Microfluidic Rheometers are a new method to determine the dynamic viscosity of fluids in small volumes. A sample fluid of small volume is forced through a microfluidic channel in laminar flow. 

• Non-Contact Rheology

This method is a slightly complicated way of measuring rheological characteristics. It is similar to rotational rheometry; however, it is better adapted to more complex and delicate fluids like gels and viscoelastic materials.

Why Should Viscosity Be Measured?

Having the viscosity data of various fluids helps the industries and manufacturers to predict the nature and utility of the fluid for future applications. For example, if tomato ketchup doesn’t have the correct viscosity, manufacturers may witness a fall in demand. Knowing the viscosity of material also helps in predicting transportation processes.

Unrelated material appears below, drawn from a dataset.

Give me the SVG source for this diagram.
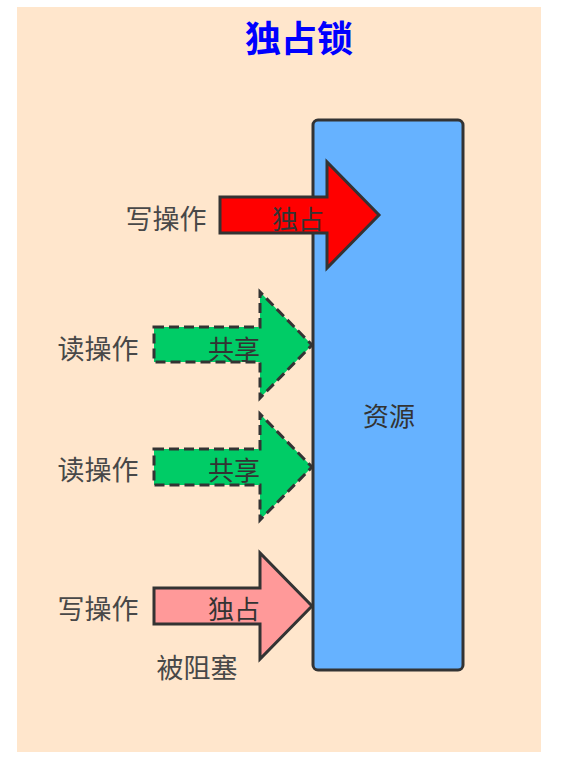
<svg xmlns="http://www.w3.org/2000/svg" width="573" height="758" viewBox="0 0 573 758">
<style>
text{font-family:"Noto Sans CJK SC","Liberation Sans",sans-serif;dominant-baseline:central;text-anchor:middle}
.lbl{font-size:27px;fill:#484848}
.in{font-size:26px;fill:#333}
.arrow{stroke:#333;stroke-width:3;stroke-linejoin:miter}
.dash{stroke-dasharray:10,5}
</style>
<rect x="0" y="0" width="573" height="758" fill="#ffffff"/>
<rect x="17" y="7" width="524" height="745" fill="#FFE6CC"/>
<text x="299" y="36" style="font-size:36px;font-weight:bold;fill:#0000FF">独占锁</text>
<g id="resource">
<rect x="313" y="120" width="150" height="550" rx="5" fill="#66B2FF" stroke="#333" stroke-width="3"/>
<text class="in" x="389" y="414">资源</text>
</g>
<g id="connectors">
<g id="arrow-write1">
<path class="arrow" d="M220,197 H327 V162 L379,215 L327,268 V233 H220 Z" fill="#FF0000"/>
<text class="in" x="298" y="217">独占</text>
</g>
<g id="arrow-read1">
<path class="arrow dash" d="M154,327 H260 V292 L312,345 L260,398 V362 H154 Z" fill="#00CC66"/>
<text class="in" x="234" y="347">共享</text>
</g>
<g id="arrow-read2">
<path class="arrow dash" d="M154,449 H260 V414 L312,467 L260,520 V485 H154 Z" fill="#00CC66"/>
<text class="in" x="234" y="468">共享</text>
</g>
<g id="arrow-write2">
<path class="arrow" d="M154,588 H260 V553 L312,606 L260,659 V624 H154 Z" fill="#FF9999"/>
<text class="in" x="234" y="607">独占</text>
</g>
</g>
<g id="label-write1"><text class="lbl" x="166" y="217">写操作</text></g>
<g id="label-read1"><text class="lbl" x="98" y="347">读操作</text></g>
<g id="label-read2"><text class="lbl" x="98" y="468">读操作</text></g>
<g id="label-write2"><text class="lbl" x="98" y="607">写操作</text></g>
<g id="label-blocked"><text class="lbl" x="197" y="666">被阻塞</text></g>
</svg>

Viscosity Test in Various Industries

The following industries are heavily dependent on the property of viscosity. 

• Food industry

Viscosity measurements are crucial in the food industry to maximise production and cost-effectiveness. Understanding viscosity is essential for the food industry as the products move a lot from one part of the machine to another. For example, the time taken for a food product to travel through a pipe determines the rate of production. Therefore the production blueprint must be drawn according to the viscosity of the food product. 

Viscosity also determines the texture of the food products. 

• Adhesive industry

The adhesive industry is another such industry that depends upon the viscosity of the adhesives. Adhesives with low viscosity will travel much faster compared to high-viscosity adhesives. 

• Petroleum and concrete industry

The viscosity measurement is necessary for both the petroleum and concrete industries as viscosity helps predict the fluid’s lubricating power. At the same time, the viscosity of concrete is crucial for self-levelling.

• Cosmetics

Like the food industry, the cosmetic industry also depends on viscosity measurement as it helps determine and predict the way the product will feel after being applied or kept unused for months.

Conclusion

Viscosity is a significant property that finds numerous applications in the industrial and manufacturing sectors. It is indicative of the quality of various products manufactured across various industries. Viscosity is defined as the resistance shown by a fluid to permanent deformation. 

It is of two types dynamic and kinematic viscosity and there are five methods to measure both – capillary viscometer, vibrating viscometer, rotational rheometry, microfluidic rheometers, and non-contact rheology.